→ **COLLECTED DATA**:
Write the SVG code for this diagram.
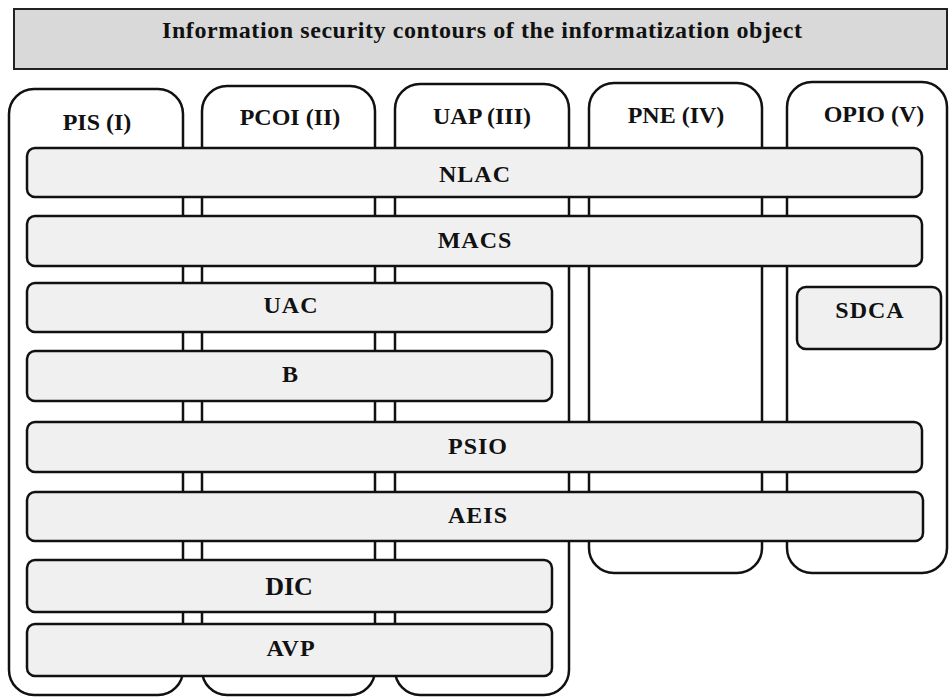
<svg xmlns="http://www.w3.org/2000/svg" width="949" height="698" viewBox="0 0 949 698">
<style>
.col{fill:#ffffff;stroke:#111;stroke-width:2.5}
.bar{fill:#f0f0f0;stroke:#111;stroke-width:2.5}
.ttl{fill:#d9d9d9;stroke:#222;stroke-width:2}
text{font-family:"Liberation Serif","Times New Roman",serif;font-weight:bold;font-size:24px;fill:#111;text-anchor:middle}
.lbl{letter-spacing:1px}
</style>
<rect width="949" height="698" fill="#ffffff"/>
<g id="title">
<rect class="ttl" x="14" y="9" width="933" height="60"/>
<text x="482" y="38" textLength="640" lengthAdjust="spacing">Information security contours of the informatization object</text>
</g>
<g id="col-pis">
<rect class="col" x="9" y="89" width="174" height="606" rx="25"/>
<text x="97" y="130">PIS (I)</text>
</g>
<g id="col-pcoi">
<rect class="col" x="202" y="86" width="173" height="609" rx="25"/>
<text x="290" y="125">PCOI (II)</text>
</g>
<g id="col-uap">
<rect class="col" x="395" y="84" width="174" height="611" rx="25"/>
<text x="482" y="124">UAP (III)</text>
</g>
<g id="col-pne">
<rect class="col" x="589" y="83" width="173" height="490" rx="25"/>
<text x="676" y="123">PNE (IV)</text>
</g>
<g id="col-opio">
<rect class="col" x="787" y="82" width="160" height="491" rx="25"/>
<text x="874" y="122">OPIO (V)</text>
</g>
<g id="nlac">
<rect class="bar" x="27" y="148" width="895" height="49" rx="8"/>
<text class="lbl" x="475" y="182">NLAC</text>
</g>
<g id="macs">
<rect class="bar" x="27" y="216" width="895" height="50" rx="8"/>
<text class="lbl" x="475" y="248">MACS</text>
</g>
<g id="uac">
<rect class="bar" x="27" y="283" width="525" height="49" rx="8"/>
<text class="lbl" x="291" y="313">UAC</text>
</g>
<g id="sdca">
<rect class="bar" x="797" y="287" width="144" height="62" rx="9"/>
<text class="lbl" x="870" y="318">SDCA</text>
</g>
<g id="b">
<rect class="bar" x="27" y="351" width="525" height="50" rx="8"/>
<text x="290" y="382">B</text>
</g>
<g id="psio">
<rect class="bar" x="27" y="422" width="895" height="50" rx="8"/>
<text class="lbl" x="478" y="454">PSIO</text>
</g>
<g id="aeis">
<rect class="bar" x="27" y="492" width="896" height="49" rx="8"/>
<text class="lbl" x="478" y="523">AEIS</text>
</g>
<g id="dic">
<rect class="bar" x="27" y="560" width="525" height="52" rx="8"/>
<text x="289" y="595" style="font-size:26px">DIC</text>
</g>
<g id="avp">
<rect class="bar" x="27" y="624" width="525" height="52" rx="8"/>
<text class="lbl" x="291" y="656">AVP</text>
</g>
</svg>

→ **AIM OF THE EXERCISE**: Return all of the data exactly as written, and drop the pictures.

→ **RESPONSE TO THE EXERCISE**:
Write the SVG code for this diagram.
<svg xmlns="http://www.w3.org/2000/svg" width="949" height="698" viewBox="0 0 949 698">
<style>
.col{fill:#ffffff;stroke:#111;stroke-width:2.5}
.bar{fill:#f0f0f0;stroke:#111;stroke-width:2.5}
.ttl{fill:#d9d9d9;stroke:#222;stroke-width:2}
text{font-family:"Liberation Serif","Times New Roman",serif;font-weight:bold;font-size:24px;fill:#111;text-anchor:middle}
.lbl{letter-spacing:1px}
</style>
<rect width="949" height="698" fill="#ffffff"/>
<g id="title">
<rect class="ttl" x="14" y="9" width="933" height="60"/>
<text x="482" y="38" textLength="640" lengthAdjust="spacing">Information security contours of the informatization object</text>
</g>
<g id="col-pis">
<rect class="col" x="9" y="89" width="174" height="606" rx="25"/>
<text x="97" y="130">PIS (I)</text>
</g>
<g id="col-pcoi">
<rect class="col" x="202" y="86" width="173" height="609" rx="25"/>
<text x="290" y="125">PCOI (II)</text>
</g>
<g id="col-uap">
<rect class="col" x="395" y="84" width="174" height="611" rx="25"/>
<text x="482" y="124">UAP (III)</text>
</g>
<g id="col-pne">
<rect class="col" x="589" y="83" width="173" height="490" rx="25"/>
<text x="676" y="123">PNE (IV)</text>
</g>
<g id="col-opio">
<rect class="col" x="787" y="82" width="160" height="491" rx="25"/>
<text x="874" y="122">OPIO (V)</text>
</g>
<g id="nlac">
<rect class="bar" x="27" y="148" width="895" height="49" rx="8"/>
<text class="lbl" x="475" y="182">NLAC</text>
</g>
<g id="macs">
<rect class="bar" x="27" y="216" width="895" height="50" rx="8"/>
<text class="lbl" x="475" y="248">MACS</text>
</g>
<g id="uac">
<rect class="bar" x="27" y="283" width="525" height="49" rx="8"/>
<text class="lbl" x="291" y="313">UAC</text>
</g>
<g id="sdca">
<rect class="bar" x="797" y="287" width="144" height="62" rx="9"/>
<text class="lbl" x="870" y="318">SDCA</text>
</g>
<g id="b">
<rect class="bar" x="27" y="351" width="525" height="50" rx="8"/>
<text x="290" y="382">B</text>
</g>
<g id="psio">
<rect class="bar" x="27" y="422" width="895" height="50" rx="8"/>
<text class="lbl" x="478" y="454">PSIO</text>
</g>
<g id="aeis">
<rect class="bar" x="27" y="492" width="896" height="49" rx="8"/>
<text class="lbl" x="478" y="523">AEIS</text>
</g>
<g id="dic">
<rect class="bar" x="27" y="560" width="525" height="52" rx="8"/>
<text x="289" y="595" style="font-size:26px">DIC</text>
</g>
<g id="avp">
<rect class="bar" x="27" y="624" width="525" height="52" rx="8"/>
<text class="lbl" x="291" y="656">AVP</text>
</g>
</svg>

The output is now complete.